The same could be said about Correa, who had seven sacks last season for Boise State. The Ravens used him at both outside and inside linebacker during training camp, and Pees acknowledged that the team probably put too much on the rookie's plate too early.
So far, Correa's role has been mostly confined to special teams. He's played only 15 defensive snaps and he's yet to get on the defensive stat sheet. With McClellan, who started the first five games at strong-side linebacker, now needed to play on the inside because of middle linebacker C.J. Mosley's hamstring injury, Correa's role Sunday figures to expand.
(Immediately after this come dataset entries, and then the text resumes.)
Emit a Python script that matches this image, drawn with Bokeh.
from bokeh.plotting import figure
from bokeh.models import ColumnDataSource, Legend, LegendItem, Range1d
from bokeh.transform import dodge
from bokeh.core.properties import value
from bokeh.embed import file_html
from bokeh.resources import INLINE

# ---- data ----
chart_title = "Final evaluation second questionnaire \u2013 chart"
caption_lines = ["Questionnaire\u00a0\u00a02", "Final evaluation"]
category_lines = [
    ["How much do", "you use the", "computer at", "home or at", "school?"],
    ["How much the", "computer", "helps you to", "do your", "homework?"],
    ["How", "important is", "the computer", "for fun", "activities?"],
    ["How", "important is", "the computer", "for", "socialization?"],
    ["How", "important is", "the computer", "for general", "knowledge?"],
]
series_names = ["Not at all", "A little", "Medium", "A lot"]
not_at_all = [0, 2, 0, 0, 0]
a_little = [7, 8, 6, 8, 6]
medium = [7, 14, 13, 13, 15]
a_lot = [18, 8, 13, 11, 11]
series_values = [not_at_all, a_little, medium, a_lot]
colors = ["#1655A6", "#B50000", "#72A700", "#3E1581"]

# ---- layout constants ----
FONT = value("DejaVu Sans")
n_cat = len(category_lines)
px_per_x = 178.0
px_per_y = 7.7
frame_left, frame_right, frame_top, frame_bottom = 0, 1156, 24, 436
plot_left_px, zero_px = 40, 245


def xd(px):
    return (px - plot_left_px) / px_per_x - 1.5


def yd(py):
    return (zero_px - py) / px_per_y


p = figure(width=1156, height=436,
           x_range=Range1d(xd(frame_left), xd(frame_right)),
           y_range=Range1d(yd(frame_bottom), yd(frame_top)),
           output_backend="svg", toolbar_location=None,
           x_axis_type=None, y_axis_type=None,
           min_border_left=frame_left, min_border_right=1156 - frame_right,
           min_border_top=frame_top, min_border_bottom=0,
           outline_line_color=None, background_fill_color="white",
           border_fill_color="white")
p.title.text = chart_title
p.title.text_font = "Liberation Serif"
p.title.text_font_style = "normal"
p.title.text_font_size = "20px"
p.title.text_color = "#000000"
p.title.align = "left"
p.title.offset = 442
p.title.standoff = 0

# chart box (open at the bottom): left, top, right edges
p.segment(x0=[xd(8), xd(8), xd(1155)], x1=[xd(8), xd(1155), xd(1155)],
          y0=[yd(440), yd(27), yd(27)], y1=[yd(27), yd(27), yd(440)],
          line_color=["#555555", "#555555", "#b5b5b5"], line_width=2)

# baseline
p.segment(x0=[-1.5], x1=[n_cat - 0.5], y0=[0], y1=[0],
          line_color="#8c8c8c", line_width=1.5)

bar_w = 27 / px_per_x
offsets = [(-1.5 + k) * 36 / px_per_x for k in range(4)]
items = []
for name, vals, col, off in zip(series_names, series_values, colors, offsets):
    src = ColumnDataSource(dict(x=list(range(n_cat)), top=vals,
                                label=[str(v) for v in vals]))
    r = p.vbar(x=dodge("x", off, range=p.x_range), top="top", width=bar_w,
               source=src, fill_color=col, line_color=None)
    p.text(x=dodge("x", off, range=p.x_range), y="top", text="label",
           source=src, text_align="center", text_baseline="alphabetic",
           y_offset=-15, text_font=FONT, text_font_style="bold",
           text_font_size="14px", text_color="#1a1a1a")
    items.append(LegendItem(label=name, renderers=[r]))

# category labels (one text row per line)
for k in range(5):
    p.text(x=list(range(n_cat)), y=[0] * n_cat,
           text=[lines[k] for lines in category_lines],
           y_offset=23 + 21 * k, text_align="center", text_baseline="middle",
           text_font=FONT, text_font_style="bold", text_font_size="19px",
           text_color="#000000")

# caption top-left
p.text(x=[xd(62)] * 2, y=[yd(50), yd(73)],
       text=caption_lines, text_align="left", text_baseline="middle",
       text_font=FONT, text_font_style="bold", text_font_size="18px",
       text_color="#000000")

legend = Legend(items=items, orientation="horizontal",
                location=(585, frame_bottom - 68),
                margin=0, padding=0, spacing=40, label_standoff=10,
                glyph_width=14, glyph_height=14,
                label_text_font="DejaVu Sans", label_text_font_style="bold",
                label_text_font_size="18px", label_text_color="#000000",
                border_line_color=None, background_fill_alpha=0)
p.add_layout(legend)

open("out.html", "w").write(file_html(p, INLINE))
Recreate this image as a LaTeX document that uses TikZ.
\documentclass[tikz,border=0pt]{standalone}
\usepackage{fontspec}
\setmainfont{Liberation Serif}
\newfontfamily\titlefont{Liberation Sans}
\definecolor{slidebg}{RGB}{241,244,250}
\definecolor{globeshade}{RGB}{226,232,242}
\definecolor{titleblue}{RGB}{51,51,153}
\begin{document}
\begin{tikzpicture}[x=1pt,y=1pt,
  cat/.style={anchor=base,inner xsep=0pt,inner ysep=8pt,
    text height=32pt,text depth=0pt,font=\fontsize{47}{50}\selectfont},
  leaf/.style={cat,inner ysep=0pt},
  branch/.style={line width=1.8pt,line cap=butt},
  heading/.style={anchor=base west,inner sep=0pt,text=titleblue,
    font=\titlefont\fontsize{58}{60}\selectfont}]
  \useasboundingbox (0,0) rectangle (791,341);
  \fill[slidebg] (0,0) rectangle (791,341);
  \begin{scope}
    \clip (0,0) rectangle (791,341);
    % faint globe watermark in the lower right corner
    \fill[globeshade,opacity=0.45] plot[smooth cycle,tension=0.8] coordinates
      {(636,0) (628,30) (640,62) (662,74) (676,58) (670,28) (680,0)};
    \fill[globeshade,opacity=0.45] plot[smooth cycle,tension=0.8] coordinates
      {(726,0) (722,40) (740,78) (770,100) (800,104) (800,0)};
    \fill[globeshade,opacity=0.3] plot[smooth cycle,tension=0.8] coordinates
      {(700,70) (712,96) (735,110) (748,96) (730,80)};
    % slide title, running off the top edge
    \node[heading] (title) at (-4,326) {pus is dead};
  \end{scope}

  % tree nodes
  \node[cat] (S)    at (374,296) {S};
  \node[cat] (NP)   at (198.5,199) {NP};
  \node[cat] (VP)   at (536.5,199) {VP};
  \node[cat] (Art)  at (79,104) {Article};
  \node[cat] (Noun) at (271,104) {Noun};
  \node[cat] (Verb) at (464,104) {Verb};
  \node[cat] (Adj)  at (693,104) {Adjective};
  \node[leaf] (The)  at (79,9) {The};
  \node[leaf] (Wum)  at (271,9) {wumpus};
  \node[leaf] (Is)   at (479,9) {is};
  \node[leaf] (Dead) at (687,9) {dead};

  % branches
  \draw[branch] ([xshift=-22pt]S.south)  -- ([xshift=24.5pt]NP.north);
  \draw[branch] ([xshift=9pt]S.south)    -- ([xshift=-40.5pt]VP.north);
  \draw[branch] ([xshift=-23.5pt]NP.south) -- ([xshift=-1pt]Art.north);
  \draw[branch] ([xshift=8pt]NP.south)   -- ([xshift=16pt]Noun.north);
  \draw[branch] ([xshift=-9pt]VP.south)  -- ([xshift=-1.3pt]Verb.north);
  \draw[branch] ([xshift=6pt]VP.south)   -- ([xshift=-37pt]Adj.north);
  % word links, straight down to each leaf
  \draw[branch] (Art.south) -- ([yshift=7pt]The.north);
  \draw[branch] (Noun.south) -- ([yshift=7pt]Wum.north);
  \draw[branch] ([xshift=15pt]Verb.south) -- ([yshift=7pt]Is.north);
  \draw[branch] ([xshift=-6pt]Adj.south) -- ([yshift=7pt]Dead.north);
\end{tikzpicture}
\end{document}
"I'm not really comfortable all the way yet," Correa said. "It's always going to be a learning process. I think each and every day is always going to be a learning process so you can never have the mindset like, 'I'm established. I'm OK. I know I'm doing.' There's always room to improve, so I'm just working."
The Ravens certainly hope things start to come quicker for their young edge rushers. Earlier this season, the Ravens were able to get to the quarterback either with inside pressure mainly from Timmy Jernigan, with Suggs coming from the outside or with and the occasional well-timed blitz.
In a Week 4 loss to the Oakland Raiders, the game that started the team's current three-game losing skid, the Ravens didn't hit Raiders quarterback Derek Carr a single time. A week later against the Washington Redskins, they sacked Kirk Cousins just once. And in last Sunday's defeat at the hands of the New York Giants, the Ravens hit Eli Manning only twice, both times by Suggs.
"I don't think there's anything wrong with the pass rush," Suggs said after the game. "That's what your job is, to find fault with some hole. But I think we're doing a good job there, and I think we're doing a good job stopping the run. We're going to continue to work."
Dumervil also defended the team's pass rush Thursday, calling the lack of sacks "misleading."
"I think overall as a defense, the guys are playing great," he said. "So I'm just working hard to try to get back and be with the guys."
Dumervil predicted that it's only a matter of time before Smith and Judon "cut loose," and start getting sacks. Without an accomplished veteran pass rusher in the lineup, the Ravens better hope that time is soon.
"I think we are different than the guys that they've had here in the past," Judon said. "Hopefully, we can go out and produce like the guys they've had here in the past."